The simplest signal is an interrupt per packet. That breaks down under load: at high packet rates the CPU is buried in interrupts, constantly dropping what it was doing to service them, which starves everything else.

To fix this, Linux 2.6 introduced NAPI, a hybrid of interrupt + polling: an interrupt wakes the receive routine, then the kernel polls for more data instead of taking one interrupt per packet.

The flow:

  1. The NIC DMAs the frame into the Ring Buffer and raises a hardware interrupt.
  2. The registered hard IRQ handler runs and deliberately does very little:
    • It temporarily masks further interrupts — “I know there’s data, just keep writing to memory, don’t interrupt me again” — which avoids interrupt storms.
    • It raises a soft interrupt (softirq) and restores the masked interrupts.
  3. The kernel thread ksoftirqd handles the softirq. It pulls a frame from the Ring Buffer, wraps it in an sk_buff, and hands it to the protocol stack.

Up the stack it goes:

  • Link layer – checks the frame is valid (drop if not), reads the upper-layer protocol type (IPv4 / IPv6), strips the frame header and tail, passes it up.
  • Network layer – takes the IP packet, decides its fate (deliver locally vs forward). For local delivery it reads the transport protocol (TCP/UDP) from the IP header, strips the IP header, and passes it up.
  • Transport layer – strips the TCP/UDP header, uses the 4-tuple (src IP, src port, dst IP, dst port) to find the matching Socket, and drops the payload into that socket’s receive buffer.
  • Application – calls a socket read; the kernel copies the data from the socket receive buffer into the app’s buffer and wakes the process.

Sending a packet

Sending is the receive flow in reverse.

  1. The app calls a socket send. Being a system call, this traps from user space into the kernel’s Socket layer. The kernel allocates a kernel-side sk_buff, copies the user data into it, and queues it on the send buffer.
  2. The stack takes the sk_buff off the send buffer and processes it top-down.
  3. For TCP, the kernel first clones the sk_buff. TCP supports retransmission, so the original must survive until the peer’s ACK arrives — only the clone is handed down and freed after transmission.
  4. Transport layer fills in the TCP header.
  5. Network layer selects a route (next-hop IP), fills the IP header, runs netfilter, and fragments anything larger than the MTU.
  6. Link layer resolves the next-hop MAC via ARP, adds the frame header and tail, and places the sk_buff on the NIC’s transmit queue.
  7. A softirq notifies the driver, which reads the sk_buff from the queue, hangs it on the Ring Buffer, DMA-maps it into NIC-accessible memory, and triggers the real transmit.
  8. After transmission the NIC raises a hardware interrupt to free memory (the sk_buff clone and Ring Buffer entries).
  9. Finally, when the ACK for this segment arrives, the transport layer frees the original sk_buff.

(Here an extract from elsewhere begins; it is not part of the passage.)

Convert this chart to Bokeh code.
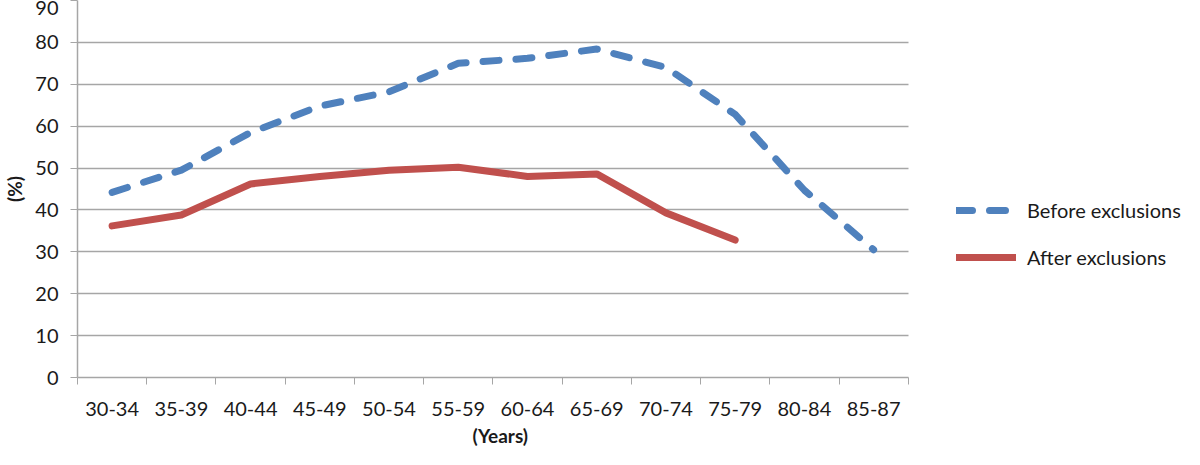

Why one sk_buff describes every layer

sk_buff represents the packet at all layers — it’s data at the app layer, a segment at TCP, a packet at IP, and a frame at the link layer. If each layer used its own struct, moving between layers would require copying the payload over and over, wasting CPU. Instead the kernel uses a single sk_buff and just moves the data pointer:

  • On receive, starting from the driver and going up, the kernel increases skb->data to peel off each protocol header.
  • On send, it reserves headroom up front and decreases skb->data at each lower layer to prepend that layer’s header.

How many memory copies happen on send?

  1. First – the send syscall copies the user data into the kernel sk_buff.
  2. Second – with TCP, moving from transport to network layer clones the sk_buff; the clone goes down and is freed after transmit, while the original stays in the transport layer for reliable delivery until the ACK.
  3. Third – only if the IP layer finds the sk_buff larger than the MTU: it allocates extra sk_buffs and copies the original into several smaller ones.

Summary

Because networked devices are so heterogeneous, the ISO defined the 7-layer OSI model — but its complexity meant the simpler 4-layer TCP/IP model won out in practice, and the Linux stack follows it: application, transport, network, and link layers.

  • Sending: the app hands data to the socket; the stack processes it top-down, wrapping it layer by layer, until the NIC puts the frame on the wire.
  • Receiving: the NIC DMAs the frame in and raises an interrupt; NAPI + softirq (ksoftirqd) drive the stack bottom-up until the payload lands in the app.

The sk_buff, the Ring Buffer, the hard/soft interrupt split, and the NAPI poll-after-interrupt design are the pieces that make this both correct and fast.